— BEGIN —

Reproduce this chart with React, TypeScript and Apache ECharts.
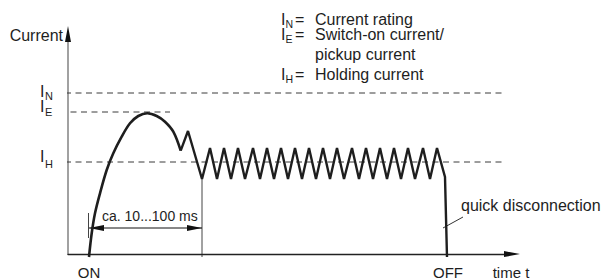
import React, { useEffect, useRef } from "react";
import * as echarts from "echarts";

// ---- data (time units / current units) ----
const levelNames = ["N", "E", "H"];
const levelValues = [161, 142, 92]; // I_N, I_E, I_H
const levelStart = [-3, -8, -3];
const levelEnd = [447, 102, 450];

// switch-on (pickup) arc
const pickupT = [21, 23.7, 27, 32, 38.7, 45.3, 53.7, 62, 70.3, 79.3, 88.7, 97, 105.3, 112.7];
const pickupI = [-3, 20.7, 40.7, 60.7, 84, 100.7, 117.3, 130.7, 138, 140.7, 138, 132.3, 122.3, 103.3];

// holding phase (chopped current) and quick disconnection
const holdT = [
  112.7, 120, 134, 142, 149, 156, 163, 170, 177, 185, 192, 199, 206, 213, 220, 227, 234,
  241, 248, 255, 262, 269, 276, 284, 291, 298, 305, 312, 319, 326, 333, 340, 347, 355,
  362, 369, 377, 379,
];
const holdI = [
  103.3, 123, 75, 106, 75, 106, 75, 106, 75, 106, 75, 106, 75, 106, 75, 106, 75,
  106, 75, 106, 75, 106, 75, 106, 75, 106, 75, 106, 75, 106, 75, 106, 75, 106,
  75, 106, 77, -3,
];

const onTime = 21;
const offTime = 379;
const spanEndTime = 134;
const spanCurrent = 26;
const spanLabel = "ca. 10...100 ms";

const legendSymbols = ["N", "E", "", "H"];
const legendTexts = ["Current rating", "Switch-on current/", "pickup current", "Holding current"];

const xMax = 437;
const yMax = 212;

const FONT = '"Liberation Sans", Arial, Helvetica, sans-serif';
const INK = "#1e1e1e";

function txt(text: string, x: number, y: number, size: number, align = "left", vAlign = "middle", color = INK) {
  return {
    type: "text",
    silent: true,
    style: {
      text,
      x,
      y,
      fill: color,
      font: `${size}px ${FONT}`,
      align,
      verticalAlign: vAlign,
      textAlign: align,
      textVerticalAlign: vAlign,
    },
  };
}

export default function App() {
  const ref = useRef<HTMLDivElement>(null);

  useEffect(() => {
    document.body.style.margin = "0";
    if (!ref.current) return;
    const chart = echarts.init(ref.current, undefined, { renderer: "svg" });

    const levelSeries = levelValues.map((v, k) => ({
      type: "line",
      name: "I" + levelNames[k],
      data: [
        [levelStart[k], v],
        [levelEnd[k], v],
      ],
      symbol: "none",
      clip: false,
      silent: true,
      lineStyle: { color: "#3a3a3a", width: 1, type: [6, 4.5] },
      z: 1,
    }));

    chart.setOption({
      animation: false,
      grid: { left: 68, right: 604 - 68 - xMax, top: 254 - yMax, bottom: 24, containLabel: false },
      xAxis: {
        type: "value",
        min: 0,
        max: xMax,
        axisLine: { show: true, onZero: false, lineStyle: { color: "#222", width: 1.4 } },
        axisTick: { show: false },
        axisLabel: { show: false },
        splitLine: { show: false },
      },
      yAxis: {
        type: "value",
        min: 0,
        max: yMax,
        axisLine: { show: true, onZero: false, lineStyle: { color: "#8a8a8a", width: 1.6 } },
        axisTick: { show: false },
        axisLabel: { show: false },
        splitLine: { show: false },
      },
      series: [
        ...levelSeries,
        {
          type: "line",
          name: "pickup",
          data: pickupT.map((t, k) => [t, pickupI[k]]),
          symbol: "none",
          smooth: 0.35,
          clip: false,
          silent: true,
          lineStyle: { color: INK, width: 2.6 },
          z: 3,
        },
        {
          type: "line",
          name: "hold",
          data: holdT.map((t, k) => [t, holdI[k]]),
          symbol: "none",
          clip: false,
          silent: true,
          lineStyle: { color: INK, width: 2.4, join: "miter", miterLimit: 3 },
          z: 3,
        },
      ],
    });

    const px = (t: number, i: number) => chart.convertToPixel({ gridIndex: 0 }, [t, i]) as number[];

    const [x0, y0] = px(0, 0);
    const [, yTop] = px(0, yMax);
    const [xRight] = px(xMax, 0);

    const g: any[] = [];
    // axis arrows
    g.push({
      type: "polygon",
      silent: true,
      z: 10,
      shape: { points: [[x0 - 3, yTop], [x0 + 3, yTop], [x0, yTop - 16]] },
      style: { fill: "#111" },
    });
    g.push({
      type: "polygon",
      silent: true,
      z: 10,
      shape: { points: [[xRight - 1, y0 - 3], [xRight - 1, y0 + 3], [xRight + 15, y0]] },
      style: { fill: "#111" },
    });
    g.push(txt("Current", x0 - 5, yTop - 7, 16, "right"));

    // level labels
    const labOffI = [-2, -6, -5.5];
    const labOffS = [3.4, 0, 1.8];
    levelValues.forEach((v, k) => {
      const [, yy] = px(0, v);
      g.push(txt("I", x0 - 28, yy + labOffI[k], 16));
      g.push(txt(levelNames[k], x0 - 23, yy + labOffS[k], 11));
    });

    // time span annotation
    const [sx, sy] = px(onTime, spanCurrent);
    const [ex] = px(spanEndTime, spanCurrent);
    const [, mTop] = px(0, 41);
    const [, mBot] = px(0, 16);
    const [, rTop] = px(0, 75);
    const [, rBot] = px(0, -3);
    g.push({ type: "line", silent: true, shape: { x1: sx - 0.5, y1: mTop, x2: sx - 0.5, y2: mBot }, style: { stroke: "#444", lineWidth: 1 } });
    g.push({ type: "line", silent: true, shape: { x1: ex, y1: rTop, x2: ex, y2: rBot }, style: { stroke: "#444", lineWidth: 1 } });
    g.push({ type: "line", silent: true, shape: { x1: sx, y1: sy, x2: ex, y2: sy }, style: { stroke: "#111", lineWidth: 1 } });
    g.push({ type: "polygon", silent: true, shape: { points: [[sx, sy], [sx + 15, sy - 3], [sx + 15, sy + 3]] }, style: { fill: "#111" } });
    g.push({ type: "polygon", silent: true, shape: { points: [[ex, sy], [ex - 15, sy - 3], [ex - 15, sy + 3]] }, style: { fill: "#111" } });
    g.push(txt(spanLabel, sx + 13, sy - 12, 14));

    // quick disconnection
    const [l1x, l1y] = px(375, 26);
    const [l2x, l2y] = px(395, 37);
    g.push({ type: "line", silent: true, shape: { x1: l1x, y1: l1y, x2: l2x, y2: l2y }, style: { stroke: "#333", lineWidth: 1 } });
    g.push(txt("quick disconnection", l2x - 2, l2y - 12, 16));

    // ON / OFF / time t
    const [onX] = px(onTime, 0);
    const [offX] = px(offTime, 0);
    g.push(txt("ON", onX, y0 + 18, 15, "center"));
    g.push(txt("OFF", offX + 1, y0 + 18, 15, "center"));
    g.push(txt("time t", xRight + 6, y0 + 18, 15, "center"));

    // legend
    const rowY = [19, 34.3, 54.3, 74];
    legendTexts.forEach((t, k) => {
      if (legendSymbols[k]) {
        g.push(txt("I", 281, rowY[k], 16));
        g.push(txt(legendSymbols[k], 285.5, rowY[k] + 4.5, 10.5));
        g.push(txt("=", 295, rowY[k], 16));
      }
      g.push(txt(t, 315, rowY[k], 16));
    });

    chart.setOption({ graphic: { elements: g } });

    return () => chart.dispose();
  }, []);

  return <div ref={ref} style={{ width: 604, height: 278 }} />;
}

— END —

- _WORK TO DO_: Leave out all pictures, then copy the remaining material exactly.

- _RESPONSE TO THE EXERCISE_:
Reproduce this chart with React, TypeScript and Apache ECharts.
import React, { useEffect, useRef } from "react";
import * as echarts from "echarts";

// ---- data (time units / current units) ----
const levelNames = ["N", "E", "H"];
const levelValues = [161, 142, 92]; // I_N, I_E, I_H
const levelStart = [-3, -8, -3];
const levelEnd = [447, 102, 450];

// switch-on (pickup) arc
const pickupT = [21, 23.7, 27, 32, 38.7, 45.3, 53.7, 62, 70.3, 79.3, 88.7, 97, 105.3, 112.7];
const pickupI = [-3, 20.7, 40.7, 60.7, 84, 100.7, 117.3, 130.7, 138, 140.7, 138, 132.3, 122.3, 103.3];

// holding phase (chopped current) and quick disconnection
const holdT = [
  112.7, 120, 134, 142, 149, 156, 163, 170, 177, 185, 192, 199, 206, 213, 220, 227, 234,
  241, 248, 255, 262, 269, 276, 284, 291, 298, 305, 312, 319, 326, 333, 340, 347, 355,
  362, 369, 377, 379,
];
const holdI = [
  103.3, 123, 75, 106, 75, 106, 75, 106, 75, 106, 75, 106, 75, 106, 75, 106, 75,
  106, 75, 106, 75, 106, 75, 106, 75, 106, 75, 106, 75, 106, 75, 106, 75, 106,
  75, 106, 77, -3,
];

const onTime = 21;
const offTime = 379;
const spanEndTime = 134;
const spanCurrent = 26;
const spanLabel = "ca. 10...100 ms";

const legendSymbols = ["N", "E", "", "H"];
const legendTexts = ["Current rating", "Switch-on current/", "pickup current", "Holding current"];

const xMax = 437;
const yMax = 212;

const FONT = '"Liberation Sans", Arial, Helvetica, sans-serif';
const INK = "#1e1e1e";

function txt(text: string, x: number, y: number, size: number, align = "left", vAlign = "middle", color = INK) {
  return {
    type: "text",
    silent: true,
    style: {
      text,
      x,
      y,
      fill: color,
      font: `${size}px ${FONT}`,
      align,
      verticalAlign: vAlign,
      textAlign: align,
      textVerticalAlign: vAlign,
    },
  };
}

export default function App() {
  const ref = useRef<HTMLDivElement>(null);

  useEffect(() => {
    document.body.style.margin = "0";
    if (!ref.current) return;
    const chart = echarts.init(ref.current, undefined, { renderer: "svg" });

    const levelSeries = levelValues.map((v, k) => ({
      type: "line",
      name: "I" + levelNames[k],
      data: [
        [levelStart[k], v],
        [levelEnd[k], v],
      ],
      symbol: "none",
      clip: false,
      silent: true,
      lineStyle: { color: "#3a3a3a", width: 1, type: [6, 4.5] },
      z: 1,
    }));

    chart.setOption({
      animation: false,
      grid: { left: 68, right: 604 - 68 - xMax, top: 254 - yMax, bottom: 24, containLabel: false },
      xAxis: {
        type: "value",
        min: 0,
        max: xMax,
        axisLine: { show: true, onZero: false, lineStyle: { color: "#222", width: 1.4 } },
        axisTick: { show: false },
        axisLabel: { show: false },
        splitLine: { show: false },
      },
      yAxis: {
        type: "value",
        min: 0,
        max: yMax,
        axisLine: { show: true, onZero: false, lineStyle: { color: "#8a8a8a", width: 1.6 } },
        axisTick: { show: false },
        axisLabel: { show: false },
        splitLine: { show: false },
      },
      series: [
        ...levelSeries,
        {
          type: "line",
          name: "pickup",
          data: pickupT.map((t, k) => [t, pickupI[k]]),
          symbol: "none",
          smooth: 0.35,
          clip: false,
          silent: true,
          lineStyle: { color: INK, width: 2.6 },
          z: 3,
        },
        {
          type: "line",
          name: "hold",
          data: holdT.map((t, k) => [t, holdI[k]]),
          symbol: "none",
          clip: false,
          silent: true,
          lineStyle: { color: INK, width: 2.4, join: "miter", miterLimit: 3 },
          z: 3,
        },
      ],
    });

    const px = (t: number, i: number) => chart.convertToPixel({ gridIndex: 0 }, [t, i]) as number[];

    const [x0, y0] = px(0, 0);
    const [, yTop] = px(0, yMax);
    const [xRight] = px(xMax, 0);

    const g: any[] = [];
    // axis arrows
    g.push({
      type: "polygon",
      silent: true,
      z: 10,
      shape: { points: [[x0 - 3, yTop], [x0 + 3, yTop], [x0, yTop - 16]] },
      style: { fill: "#111" },
    });
    g.push({
      type: "polygon",
      silent: true,
      z: 10,
      shape: { points: [[xRight - 1, y0 - 3], [xRight - 1, y0 + 3], [xRight + 15, y0]] },
      style: { fill: "#111" },
    });
    g.push(txt("Current", x0 - 5, yTop - 7, 16, "right"));

    // level labels
    const labOffI = [-2, -6, -5.5];
    const labOffS = [3.4, 0, 1.8];
    levelValues.forEach((v, k) => {
      const [, yy] = px(0, v);
      g.push(txt("I", x0 - 28, yy + labOffI[k], 16));
      g.push(txt(levelNames[k], x0 - 23, yy + labOffS[k], 11));
    });

    // time span annotation
    const [sx, sy] = px(onTime, spanCurrent);
    const [ex] = px(spanEndTime, spanCurrent);
    const [, mTop] = px(0, 41);
    const [, mBot] = px(0, 16);
    const [, rTop] = px(0, 75);
    const [, rBot] = px(0, -3);
    g.push({ type: "line", silent: true, shape: { x1: sx - 0.5, y1: mTop, x2: sx - 0.5, y2: mBot }, style: { stroke: "#444", lineWidth: 1 } });
    g.push({ type: "line", silent: true, shape: { x1: ex, y1: rTop, x2: ex, y2: rBot }, style: { stroke: "#444", lineWidth: 1 } });
    g.push({ type: "line", silent: true, shape: { x1: sx, y1: sy, x2: ex, y2: sy }, style: { stroke: "#111", lineWidth: 1 } });
    g.push({ type: "polygon", silent: true, shape: { points: [[sx, sy], [sx + 15, sy - 3], [sx + 15, sy + 3]] }, style: { fill: "#111" } });
    g.push({ type: "polygon", silent: true, shape: { points: [[ex, sy], [ex - 15, sy - 3], [ex - 15, sy + 3]] }, style: { fill: "#111" } });
    g.push(txt(spanLabel, sx + 13, sy - 12, 14));

    // quick disconnection
    const [l1x, l1y] = px(375, 26);
    const [l2x, l2y] = px(395, 37);
    g.push({ type: "line", silent: true, shape: { x1: l1x, y1: l1y, x2: l2x, y2: l2y }, style: { stroke: "#333", lineWidth: 1 } });
    g.push(txt("quick disconnection", l2x - 2, l2y - 12, 16));

    // ON / OFF / time t
    const [onX] = px(onTime, 0);
    const [offX] = px(offTime, 0);
    g.push(txt("ON", onX, y0 + 18, 15, "center"));
    g.push(txt("OFF", offX + 1, y0 + 18, 15, "center"));
    g.push(txt("time t", xRight + 6, y0 + 18, 15, "center"));

    // legend
    const rowY = [19, 34.3, 54.3, 74];
    legendTexts.forEach((t, k) => {
      if (legendSymbols[k]) {
        g.push(txt("I", 281, rowY[k], 16));
        g.push(txt(legendSymbols[k], 285.5, rowY[k] + 4.5, 10.5));
        g.push(txt("=", 295, rowY[k], 16));
      }
      g.push(txt(t, 315, rowY[k], 16));
    });

    chart.setOption({ graphic: { elements: g } });

    return () => chart.dispose();
  }, []);

  return <div ref={ref} style={{ width: 604, height: 278 }} />;
}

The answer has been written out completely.